In this section, we are going to create another graph using the same data set. The graph shows the mean, standard deviation, and a reference curve.
 
You may add the example code of this section after the previous one. At the end, you will see two graphs. The second graph is created by the code of this section. Otherwise, you need to repeat the steps from 1 to 8 of the previous section first.

11. Finding the mean, maximum, minimum, and standard deviation.

In [None]:
s_mean = scores.mean()
s_max = scores.max()
s_min = scores.min()
s_std = scores.std()

#The functions include mean(), max(), min() and std() 
#    are the built-in functions of ndarray.

12.	Compute the density data using the Probability Density Function.

    a. Use the pdf() function to compute the reference data.

In [None]:
#We provide a range (0 to 99, 100 elements), the peak (s_mean) and scale (standard deviation).
pdf = stats.norm.pdf(range(100), s_mean, scale = s_std)

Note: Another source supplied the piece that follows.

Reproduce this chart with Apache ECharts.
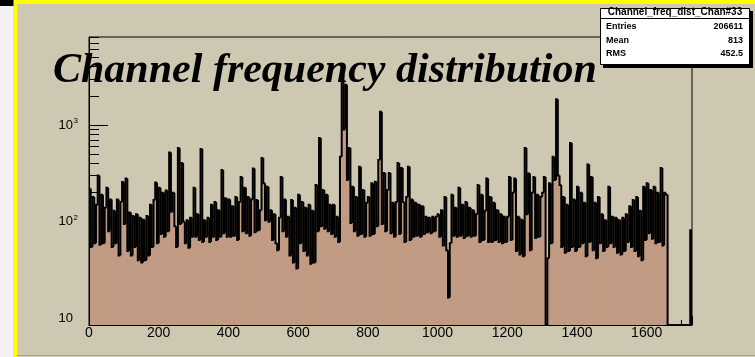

    b. Scale the resulted data up so as to match the histogram data 
    scale.

In [None]:
Pdf = pdf / pdf.max() * hist.max()

13.	Plot the graph using the bins and histogram result data. Then, change the x-axis labels.

In [None]:
plt.figure()
plt.plot(bin_centers, hist)
plt.xticks(bin_centers, labels, rotation='vertical')

14.	Plot the density data as a reference curve.

In [None]:
plt.figure()
plt.plot(bin_centers, hist)
plt.xticks(bin_centers, labels, rotation='vertical')

plt.plot(Pdf, '--')

15.	Add indicators for the mean and standard deviation.

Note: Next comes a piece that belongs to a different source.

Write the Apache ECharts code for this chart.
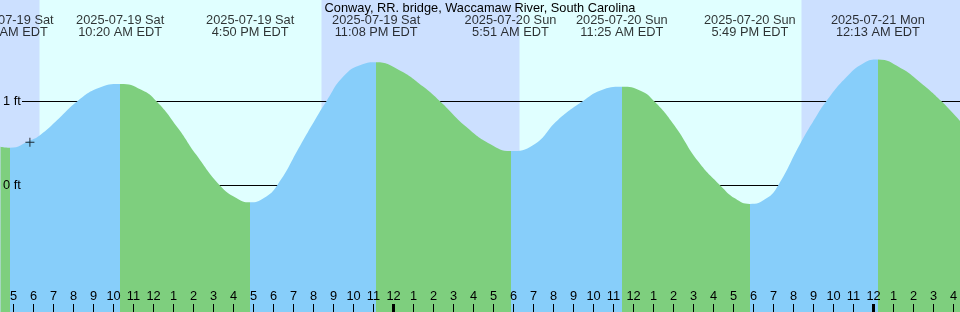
<!DOCTYPE html>
<html>
<head>
<meta charset="utf-8">
<script src="https://cdn.jsdelivr.net/npm/echarts@6/dist/echarts.min.js"></script>
<style>
html,body{margin:0;padding:0;background:#e0ffff;}
#chart{width:960px;height:312px;}
</style>
</head>
<body>
<div id="chart"></div>
<script>
var title = 'Conway, RR. bridge, Waccamaw River, South Carolina';

// hours are counted from 2025-07-19 00:00 EDT
var tideHours  = [4.8, 10.333, 16.833, 23.133, 29.85, 35.417, 41.817, 48.217];
var tideLevels = [0.45, 1.208, -0.2, 1.467, 0.41, 1.176, -0.22, 1.499];
var tideKinds  = ['low', 'high', 'low', 'high', 'low', 'high', 'low', 'high'];
var tideDates  = ['2025-07-19 Sat', '2025-07-19 Sat', '2025-07-19 Sat', '2025-07-19 Sat',
                  '2025-07-20 Sun', '2025-07-20 Sun', '2025-07-20 Sun', '2025-07-21 Mon'];
var tideTimes  = ['4:48 AM EDT', '10:20 AM EDT', '4:50 PM EDT', '11:08 PM EDT',
                  '5:51 AM EDT', '11:25 AM EDT', '5:49 PM EDT', '12:13 AM EDT'];

var curveHours = [4.35, 5.88, 6.34, 7.11, 8.18, 9.25,
  11.39, 12.16, 13.23, 14.15, 15.31, 16.14,
  17.52, 18.19, 19.35, 20.27, 20.64, 21.5, 22.42,
  24.25, 25.48, 26.34, 27.62, 28.85,
  30.99, 32.22, 33.44, 34.35,
  36.35, 37.05, 38.03, 39.25, 40.33, 41.09,
  42.63, 43.24, 44.3, 45.08, 45.63, 46.6, 47.52,
  49.35, 50.28, 51.41, 52.35];
var curveLevels = [0.462, 0.542, 0.602, 0.761, 1.0, 1.16,
  1.14, 1.0, 0.682, 0.362, 0.004, -0.148,
  -0.148, 0.004, 0.482, 0.86, 1.0, 1.299, 1.439,
  1.379, 1.179, 1.0, 0.701, 0.49,
  0.482, 0.781, 1.0, 1.132,
  1.128, 1.0, 0.721, 0.282, 0.004, -0.156,
  -0.156, 0.004, 0.482, 0.801, 1.0, 1.28, 1.459,
  1.4, 1.239, 1.0, 0.761];

var nightSpans = [[4.3, 6.3], [20.4, 30.3], [44.4, 52.4]];
var hourTicks = [5, 6, 7, 8, 9, 10, 11, 12, 13, 14, 15, 16, 17, 18, 19, 20, 21, 22, 23, 24,
  25, 26, 27, 28, 29, 30, 31, 32, 33, 34, 35, 36, 37, 38, 39, 40, 41, 42, 43, 44, 45, 46, 47, 48,
  49, 50, 51, 52];
var midnightTicks = [24, 48];
var levelTicks = [0, 1];
var markHour = 5.82, markLevel = 0.514;

var xMin = 4.325, xMax = 52.325, yMin = -1.506, yMax = 2.208;
var lineStart = 5.425;
var floodColor = '#87cefa', ebbColor = '#7ecf7e', nightColor = '#cce0ff';
var font = '"Liberation Sans", Arial, sans-serif';
var fs = 12.8;

// curve points plus the high / low points, in time order
var curve = curveHours.map(function (h, i) { return [h, curveLevels[i]]; })
  .concat(tideHours.map(function (h, i) { return [h, tideLevels[i]]; }))
  .sort(function (a, b) { return a[0] - b[0]; });

var pieces = [];
var prev = 0;
tideHours.forEach(function (h, i) {
  pieces.push({ gte: prev, lt: h, color: tideKinds[i] === 'high' ? floodColor : ebbColor });
  prev = h;
});
pieces.push({ gte: prev, lt: 100, color: tideKinds[tideKinds.length - 1] === 'high' ? ebbColor : floodColor });

var chart = echarts.init(document.getElementById('chart'));
chart.setOption({
  animation: false,
  backgroundColor: '#e0ffff',
  grid: { left: 0, right: 0, top: 0, bottom: 0, containLabel: false, outerBoundsMode: 'none' },
  xAxis: [{
    type: 'value', min: xMin, max: xMax, position: 'bottom', z: 10,
    axisLine: { show: false, onZero: false }, splitLine: { show: false },
    axisTick: { show: true, inside: true, length: 8, customValues: hourTicks, lineStyle: { color: '#000', width: 1 } },
    axisLabel: {
      show: true, inside: true, margin: 9, customValues: hourTicks,
      color: '#000', fontSize: fs, fontFamily: font,
      formatter: function (v) { return String((Math.round(v) % 12) || 12); }
    }
  }, {
    type: 'value', min: xMin, max: xMax, position: 'bottom', z: 10,
    axisLine: { show: false, onZero: false }, splitLine: { show: false }, axisLabel: { show: false },
    axisTick: { show: true, inside: true, length: 8, customValues: midnightTicks, lineStyle: { color: '#000', width: 3 } }
  }],
  yAxis: {
    type: 'value', min: yMin, max: yMax, position: 'left', z: 10,
    axisLine: { show: false, onZero: false }, axisTick: { show: false }, splitLine: { show: false },
    axisLabel: { inside: true, margin: 3, customValues: levelTicks, formatter: '{value} ft', color: '#000', fontSize: fs, fontFamily: font }
  },
  visualMap: { type: 'piecewise', show: false, dimension: 0, seriesIndex: 2, pieces: pieces },
  graphic: [{
    type: 'text', x: 480, y: 8, z: 20,
    style: { text: title, align: 'center', verticalAlign: 'middle', font: fs + 'px ' + font, fill: '#000' }
  }],
  series: [{
    type: 'line', data: curve, symbol: 'none', lineStyle: { opacity: 0 }, silent: true, z: 1,
    markArea: {
      silent: true, z: 1,
      itemStyle: { color: nightColor, opacity: 1 },
      data: nightSpans.map(function (s) { return [{ xAxis: s[0] }, { xAxis: s[1] }]; })
    }
  }, {
    type: 'line', data: curve, symbol: 'none', lineStyle: { opacity: 0 }, silent: true, z: 2,
    markLine: {
      silent: true, z: 2, symbol: 'none', label: { show: false },
      lineStyle: { color: '#000', width: 1, type: 'solid' },
      data: levelTicks.map(function (l) { return [{ coord: [lineStart, l] }, { coord: [xMax, l] }]; })
    }
  }, {
    type: 'line', data: curve, smooth: true, symbol: 'none', silent: true, z: 3,
    lineStyle: { width: 0, opacity: 0 },
    areaStyle: { opacity: 1, origin: 'start' }
  }, {
    type: 'scatter', z: 5, silent: true, clip: false, symbolSize: 0,
    data: tideHours.map(function (h) { return [h, yMax]; }),
    label: {
      show: true, position: [0, 14.5], align: 'center', verticalAlign: 'top',
      lineHeight: 12, color: '#000', fontSize: fs, fontFamily: font,
      formatter: function (p) { return tideDates[p.dataIndex] + '\n' + tideTimes[p.dataIndex]; }
    }
  }, {
    type: 'scatter', z: 6, silent: true,
    data: [[markHour, markLevel]],
    symbol: 'path://M4,0H5V4H9V5H5V9H4V5H0V4H4Z', symbolSize: 9,
    itemStyle: { color: '#000' }
  }]
});
</script>
</body>
</html>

    a. Add line and label for mean:

In [None]:
plt.figure()
plt.plot(bin_centers, hist)
plt.xticks(bin_centers, labels, rotation='vertical')

plt.plot(Pdf, '--')

plt.axvline(x=s_mean, color='green')
plt.text(s_mean, 10, '$\mu = %.2f$' % s_mean)

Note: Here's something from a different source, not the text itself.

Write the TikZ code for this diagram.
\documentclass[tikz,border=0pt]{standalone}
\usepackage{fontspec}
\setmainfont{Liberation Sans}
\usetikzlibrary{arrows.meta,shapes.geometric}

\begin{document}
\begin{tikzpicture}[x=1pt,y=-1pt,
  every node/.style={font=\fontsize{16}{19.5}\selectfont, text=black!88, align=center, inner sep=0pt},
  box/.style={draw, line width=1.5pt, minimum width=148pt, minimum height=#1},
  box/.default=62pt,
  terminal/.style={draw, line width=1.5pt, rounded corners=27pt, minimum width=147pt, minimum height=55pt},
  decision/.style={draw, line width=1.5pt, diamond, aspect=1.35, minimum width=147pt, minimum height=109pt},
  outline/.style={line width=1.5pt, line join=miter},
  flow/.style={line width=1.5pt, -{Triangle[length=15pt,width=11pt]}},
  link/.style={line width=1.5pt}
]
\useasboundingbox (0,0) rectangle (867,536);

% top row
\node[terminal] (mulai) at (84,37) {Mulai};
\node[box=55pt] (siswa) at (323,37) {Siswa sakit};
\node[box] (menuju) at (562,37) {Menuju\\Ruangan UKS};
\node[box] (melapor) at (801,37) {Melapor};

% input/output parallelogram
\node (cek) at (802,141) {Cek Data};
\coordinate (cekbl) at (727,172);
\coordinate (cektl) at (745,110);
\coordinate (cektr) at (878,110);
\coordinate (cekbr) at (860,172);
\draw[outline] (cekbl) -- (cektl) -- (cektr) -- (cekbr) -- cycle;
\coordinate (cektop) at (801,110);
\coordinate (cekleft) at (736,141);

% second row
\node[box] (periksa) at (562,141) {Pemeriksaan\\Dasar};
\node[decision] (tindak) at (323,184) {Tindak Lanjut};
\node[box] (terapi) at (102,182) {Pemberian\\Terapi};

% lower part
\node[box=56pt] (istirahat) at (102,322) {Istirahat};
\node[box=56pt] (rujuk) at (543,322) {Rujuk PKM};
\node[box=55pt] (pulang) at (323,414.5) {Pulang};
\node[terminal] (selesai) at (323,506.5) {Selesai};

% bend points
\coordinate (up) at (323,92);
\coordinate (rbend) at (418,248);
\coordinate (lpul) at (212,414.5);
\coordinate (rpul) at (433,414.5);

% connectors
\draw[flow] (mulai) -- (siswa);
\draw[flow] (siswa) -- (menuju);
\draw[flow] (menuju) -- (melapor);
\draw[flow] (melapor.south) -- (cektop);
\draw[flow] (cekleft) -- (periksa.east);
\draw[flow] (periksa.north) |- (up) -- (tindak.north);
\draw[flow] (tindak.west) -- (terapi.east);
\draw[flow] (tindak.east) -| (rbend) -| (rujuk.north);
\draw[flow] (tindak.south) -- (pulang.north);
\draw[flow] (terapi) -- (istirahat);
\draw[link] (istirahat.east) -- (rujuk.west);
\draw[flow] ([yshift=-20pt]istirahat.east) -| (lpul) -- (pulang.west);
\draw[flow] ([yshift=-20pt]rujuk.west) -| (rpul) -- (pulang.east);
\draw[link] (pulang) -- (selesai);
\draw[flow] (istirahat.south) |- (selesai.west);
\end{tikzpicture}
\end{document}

#The string ‘$\mu = %.2f$’ is a formatted string for printing the string 
#  with special symbols. The \mu in the string will be replaced by the μ 
#  symbol but the string must be enclosed in quotation marks and dollar 
#  signs (‘$  $’).

    b. Add lines and labels for standard deviation:

In [None]:
plt.figure()
plt.plot(bin_centers, hist)
plt.xticks(bin_centers, labels, rotation='vertical')

plt.plot(Pdf, '--')

plt.axvline(x=s_mean, color='green')
plt.text(s_mean, 10, '$\mu = %.2f$' % s_mean)

for i in range(-2,3):
    if (i != 0):
        x = s_mean + s_std * i
        plt.axvline(x=x, color='lightgrey', linestyle=':')
        plt.text(x, 0, '$ %d \sigma$' % i)

16.	Draw the legend.

In [None]:
plt.figure()
plt.plot(bin_centers, hist)
plt.xticks(bin_centers, labels, rotation='vertical')

plt.plot(Pdf, '--')

plt.axvline(x=s_mean, color='green')
plt.text(s_mean, 10, '$\mu = %.2f$' % s_mean)

for i in range(-2,3):
    if (i != 0):
        x = s_mean + s_std * i
        plt.axvline(x=x, color='lightgrey', linestyle=':')
        plt.text(x, 0, '$ %d \sigma$' % i)
        
plt.legend(['Score Counts','Reference'])

There are total 7 lines in the graph including the score counts (result of the histogram), reference (the result of pdf), mean, and the lines about the standard division. But, we don’t show all of them in the legend. 

In the statement above, we pass a list with two strings that mean we want to show the first two lines with the labels stored in the list.